Energy management aspects of battery storage systems
Dieter König from the Technical University of Dortmund informed about the research project Die Stadt als Speicher (The city as a storage system). Until 2017, scientists from research institutes, energy utilities, and the industry will analyse the increasing divergence of rural areas, with decentralised energy generation, such as wind and solar, and urban areas with a high energy consumption and relatively low production. “The money that cities can put to work for the integration of renewable energy is the already existing thermal storage capacity for cogeneration and the increasingly flexible consumers,” said Mr König. The researchers’ approach: to use the combined flexibility of urban areas as a virtual storage system. To this end, they are examining the potential under real conditions, and they are evaluating different operating and communication strategies. In addition, the researchers are developing appropriate strategies to avoid additional grid loads with virtual energy storage systems, and business models for operation itself.
From the technical session to the thermal storage system
Dr Stefan Henninger reported on progress made in the HyAktiv project. Researchers at the Fraunhofer Institute for Solar Energy Systems ISE are developing an open sorption thermal storage system based on activated carbon and water. For the researcher from Freiburg, a major advantage over the well-known zeolite/water systems is the relatively low charging temperature: “An activated carbon storage system should do fine at a charging temperature of 120 °C, while zeolite storage systems usually require over 160 °C,” said Dr Stefan Henninger. Therefore, zeolites cannot be used in many solar thermal applications or local heating systems. Activated carbon is also inexpensive, and it has a favourable CO2 balance when produced using renewable raw materials. The material properties are easy to control via the manufacturing process. The disadvantage is the lower enthalpy, leading to a lower storage density. As a conservative estimate, Dr Stefan Henninger expects that storage densities of roughly 120 kWh/m3 can be reached.

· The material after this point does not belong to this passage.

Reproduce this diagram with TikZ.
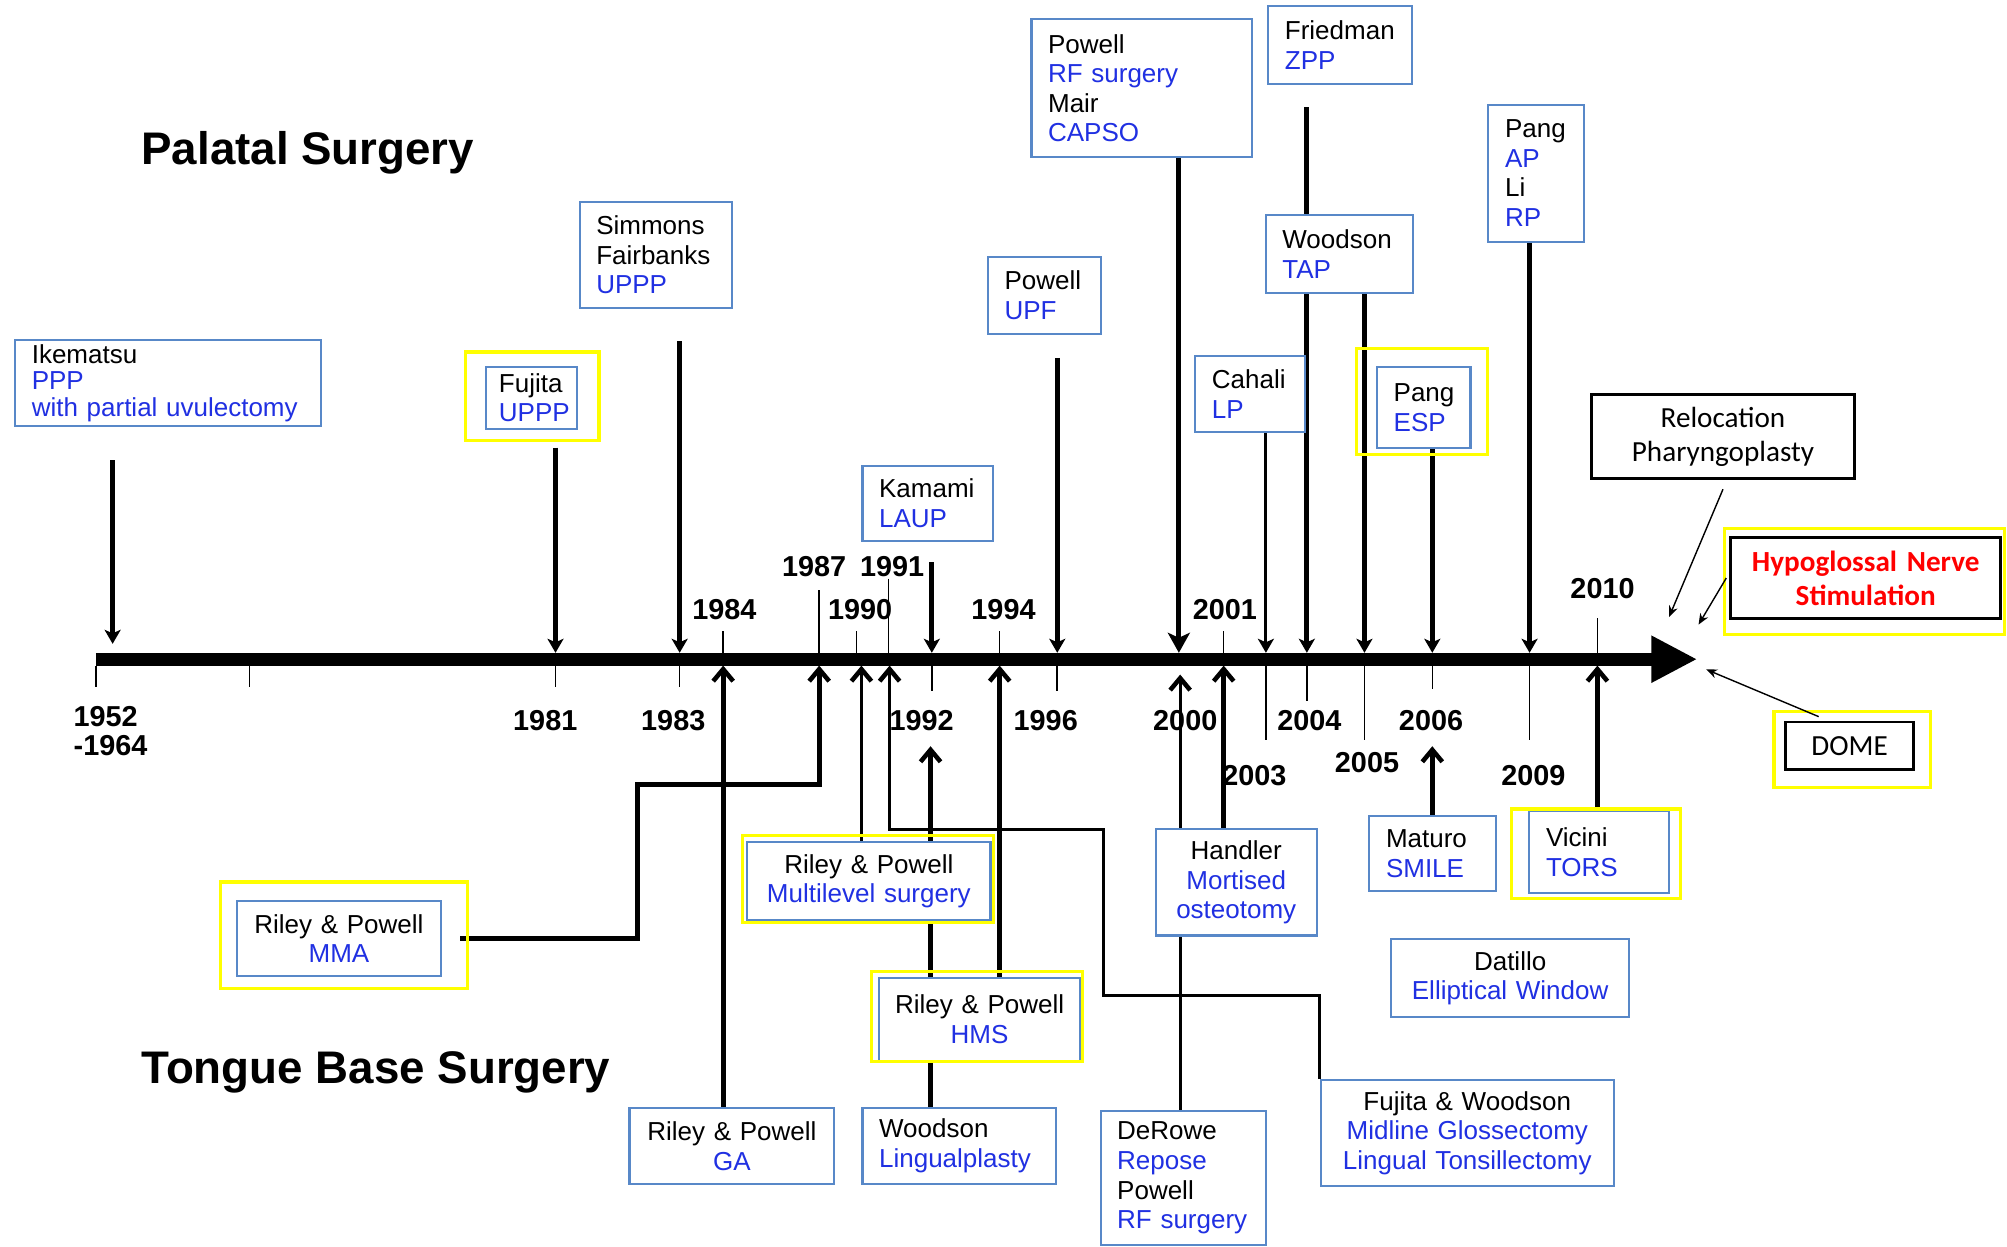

Based on economic and energy-related considerations, Dr Stefan Henninger does not see the area of application in seasonal storage systems, but rather in monthly or weekly storage systems and in so-called peak-shifting - for example, in combination with CHP plants or local heating networks.
When the project started, there were critical voices asking whether or not the hydrophobic raw material could even be hydrophilised to a sufficient extent. It was also unclear if it would adequately withstand many cycles. Both issues have never been properly studied. During the project, the researchers produced evidence that the material indeed reaches the necessary adsorption capacity, and that this capacity declined by less than 10 percent after 50 cycles.
Demonstration of the storage system to start in 2016
Currently, the HyAktiv researchers are shaping the system. The activated carbon based on coconut is extruded into a honeycomb-like body using binders and additives. This allows for a high storage density combined with good throughflow properties. At the end of the project in 2016, the researchers aim to demonstrate the functionality of a storage system on a laboratory scale.